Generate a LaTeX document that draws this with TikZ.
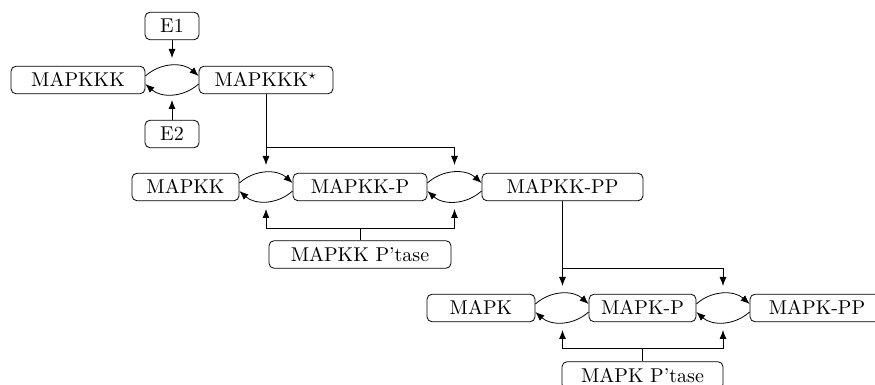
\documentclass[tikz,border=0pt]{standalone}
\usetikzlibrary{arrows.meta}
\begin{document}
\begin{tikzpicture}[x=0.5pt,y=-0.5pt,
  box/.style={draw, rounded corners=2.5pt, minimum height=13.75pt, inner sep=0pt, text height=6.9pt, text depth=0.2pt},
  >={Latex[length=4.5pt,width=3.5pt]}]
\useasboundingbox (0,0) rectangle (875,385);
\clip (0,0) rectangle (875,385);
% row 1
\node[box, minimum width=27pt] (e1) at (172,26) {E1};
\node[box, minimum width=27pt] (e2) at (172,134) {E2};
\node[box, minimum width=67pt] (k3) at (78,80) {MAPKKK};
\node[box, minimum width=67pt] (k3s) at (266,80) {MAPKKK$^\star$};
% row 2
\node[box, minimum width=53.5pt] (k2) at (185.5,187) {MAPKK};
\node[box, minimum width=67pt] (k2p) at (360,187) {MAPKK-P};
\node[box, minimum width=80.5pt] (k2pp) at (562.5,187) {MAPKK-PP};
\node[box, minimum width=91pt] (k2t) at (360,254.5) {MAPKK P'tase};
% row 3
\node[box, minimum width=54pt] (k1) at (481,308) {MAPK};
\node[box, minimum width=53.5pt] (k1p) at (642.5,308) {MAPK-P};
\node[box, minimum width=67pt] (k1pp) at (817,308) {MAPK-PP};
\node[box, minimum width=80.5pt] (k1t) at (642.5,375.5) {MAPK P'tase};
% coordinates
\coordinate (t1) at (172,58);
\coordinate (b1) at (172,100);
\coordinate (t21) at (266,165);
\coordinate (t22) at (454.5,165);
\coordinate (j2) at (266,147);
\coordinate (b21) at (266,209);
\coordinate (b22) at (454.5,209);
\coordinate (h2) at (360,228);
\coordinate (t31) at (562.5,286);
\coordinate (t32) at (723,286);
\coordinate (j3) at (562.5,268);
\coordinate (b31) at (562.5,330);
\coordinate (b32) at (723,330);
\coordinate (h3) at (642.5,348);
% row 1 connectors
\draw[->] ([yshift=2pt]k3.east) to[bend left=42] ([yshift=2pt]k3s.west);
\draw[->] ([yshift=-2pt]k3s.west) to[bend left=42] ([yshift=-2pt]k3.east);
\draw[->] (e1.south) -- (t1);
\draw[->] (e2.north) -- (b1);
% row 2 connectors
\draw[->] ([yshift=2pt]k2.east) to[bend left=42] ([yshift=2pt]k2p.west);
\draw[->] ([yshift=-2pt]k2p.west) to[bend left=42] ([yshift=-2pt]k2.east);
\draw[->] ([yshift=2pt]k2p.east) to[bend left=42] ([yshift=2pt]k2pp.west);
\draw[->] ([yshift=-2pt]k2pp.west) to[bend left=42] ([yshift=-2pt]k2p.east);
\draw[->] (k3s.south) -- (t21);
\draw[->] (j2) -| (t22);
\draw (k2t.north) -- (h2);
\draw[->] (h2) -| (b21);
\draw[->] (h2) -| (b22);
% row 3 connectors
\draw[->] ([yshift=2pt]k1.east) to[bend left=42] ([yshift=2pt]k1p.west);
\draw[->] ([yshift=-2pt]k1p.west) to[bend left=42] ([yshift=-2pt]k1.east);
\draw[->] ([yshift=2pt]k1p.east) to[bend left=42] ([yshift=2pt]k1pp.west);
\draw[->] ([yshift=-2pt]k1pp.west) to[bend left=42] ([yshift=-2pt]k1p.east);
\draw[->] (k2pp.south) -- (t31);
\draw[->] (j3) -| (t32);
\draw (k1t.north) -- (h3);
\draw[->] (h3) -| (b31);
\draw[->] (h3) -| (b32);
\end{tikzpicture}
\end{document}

What is being asked: Reproduce the full listing faithfully, but do not carry over any pictures.

Output below:
Generate a LaTeX document that draws this with TikZ.
\documentclass[tikz,border=0pt]{standalone}
\usetikzlibrary{arrows.meta}
\begin{document}
\begin{tikzpicture}[x=0.5pt,y=-0.5pt,
  box/.style={draw, rounded corners=2.5pt, minimum height=13.75pt, inner sep=0pt, text height=6.9pt, text depth=0.2pt},
  >={Latex[length=4.5pt,width=3.5pt]}]
\useasboundingbox (0,0) rectangle (875,385);
\clip (0,0) rectangle (875,385);
% row 1
\node[box, minimum width=27pt] (e1) at (172,26) {E1};
\node[box, minimum width=27pt] (e2) at (172,134) {E2};
\node[box, minimum width=67pt] (k3) at (78,80) {MAPKKK};
\node[box, minimum width=67pt] (k3s) at (266,80) {MAPKKK$^\star$};
% row 2
\node[box, minimum width=53.5pt] (k2) at (185.5,187) {MAPKK};
\node[box, minimum width=67pt] (k2p) at (360,187) {MAPKK-P};
\node[box, minimum width=80.5pt] (k2pp) at (562.5,187) {MAPKK-PP};
\node[box, minimum width=91pt] (k2t) at (360,254.5) {MAPKK P'tase};
% row 3
\node[box, minimum width=54pt] (k1) at (481,308) {MAPK};
\node[box, minimum width=53.5pt] (k1p) at (642.5,308) {MAPK-P};
\node[box, minimum width=67pt] (k1pp) at (817,308) {MAPK-PP};
\node[box, minimum width=80.5pt] (k1t) at (642.5,375.5) {MAPK P'tase};
% coordinates
\coordinate (t1) at (172,58);
\coordinate (b1) at (172,100);
\coordinate (t21) at (266,165);
\coordinate (t22) at (454.5,165);
\coordinate (j2) at (266,147);
\coordinate (b21) at (266,209);
\coordinate (b22) at (454.5,209);
\coordinate (h2) at (360,228);
\coordinate (t31) at (562.5,286);
\coordinate (t32) at (723,286);
\coordinate (j3) at (562.5,268);
\coordinate (b31) at (562.5,330);
\coordinate (b32) at (723,330);
\coordinate (h3) at (642.5,348);
% row 1 connectors
\draw[->] ([yshift=2pt]k3.east) to[bend left=42] ([yshift=2pt]k3s.west);
\draw[->] ([yshift=-2pt]k3s.west) to[bend left=42] ([yshift=-2pt]k3.east);
\draw[->] (e1.south) -- (t1);
\draw[->] (e2.north) -- (b1);
% row 2 connectors
\draw[->] ([yshift=2pt]k2.east) to[bend left=42] ([yshift=2pt]k2p.west);
\draw[->] ([yshift=-2pt]k2p.west) to[bend left=42] ([yshift=-2pt]k2.east);
\draw[->] ([yshift=2pt]k2p.east) to[bend left=42] ([yshift=2pt]k2pp.west);
\draw[->] ([yshift=-2pt]k2pp.west) to[bend left=42] ([yshift=-2pt]k2p.east);
\draw[->] (k3s.south) -- (t21);
\draw[->] (j2) -| (t22);
\draw (k2t.north) -- (h2);
\draw[->] (h2) -| (b21);
\draw[->] (h2) -| (b22);
% row 3 connectors
\draw[->] ([yshift=2pt]k1.east) to[bend left=42] ([yshift=2pt]k1p.west);
\draw[->] ([yshift=-2pt]k1p.west) to[bend left=42] ([yshift=-2pt]k1.east);
\draw[->] ([yshift=2pt]k1p.east) to[bend left=42] ([yshift=2pt]k1pp.west);
\draw[->] ([yshift=-2pt]k1pp.west) to[bend left=42] ([yshift=-2pt]k1p.east);
\draw[->] (k2pp.south) -- (t31);
\draw[->] (j3) -| (t32);
\draw (k1t.north) -- (h3);
\draw[->] (h3) -| (b31);
\draw[->] (h3) -| (b32);
\end{tikzpicture}
\end{document}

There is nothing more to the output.